Is there a discount for new businesses joining the scheme?
Yes — you get a 1 percentage point discount off your flat rate percentage for the first year you are VAT registered, which applies from your date of VAT registration (not necessarily your date of joining the Flat Rate Scheme, if different), making the first 12 months modestly cheaper.
Do I still charge VAT to my customers at the normal rate under the Flat Rate Scheme?
Yes — you invoice customers VAT at the normal standard (or applicable reduced) rate exactly as any VAT-registered business would. The Flat Rate Scheme only changes how much of that VAT you hand over to HMRC, not what you charge customers, so the scheme affects your profit margin rather than your prices.
Can I still reclaim VAT on purchases under the Flat Rate Scheme?
Generally no, for day-to-day purchases — the flat percentage is set to already account for typical input VAT recovery for your sector. The one significant exception is capital expenditure goods (not services) costing £2,000 or more including VAT in a single purchase, on which you can still reclaim input VAT in the normal way.
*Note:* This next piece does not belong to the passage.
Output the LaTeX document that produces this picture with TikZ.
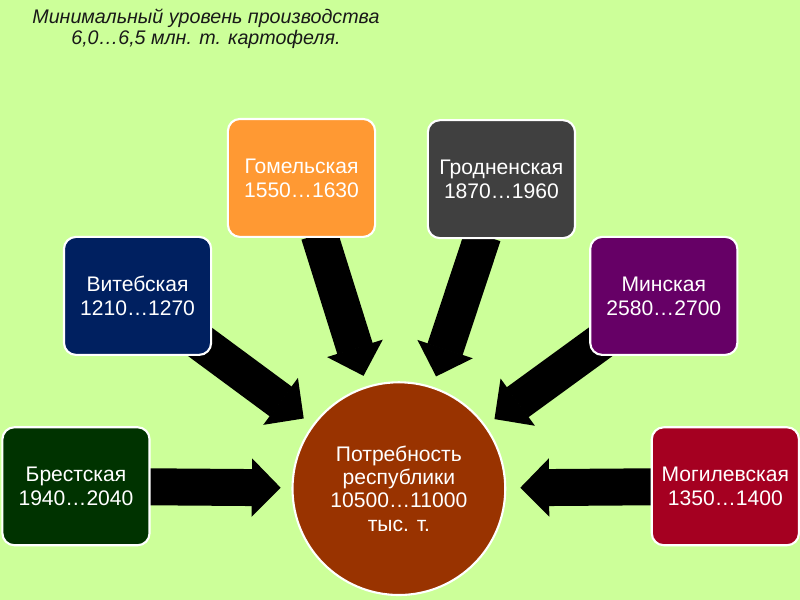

How do I know if the Flat Rate Scheme actually saves me money?
It depends heavily on how much VAT-able expenditure your business has. A service business with very few purchases (consultants, many freelancers) that is not a limited cost trader can genuinely profit from the difference between the standard rate charged and the lower flat rate paid over; a business with substantial input VAT on stock or materials is often better off on standard VAT accounting, reclaiming input VAT precisely rather than accepting a flat percentage that may not reflect its actual costs.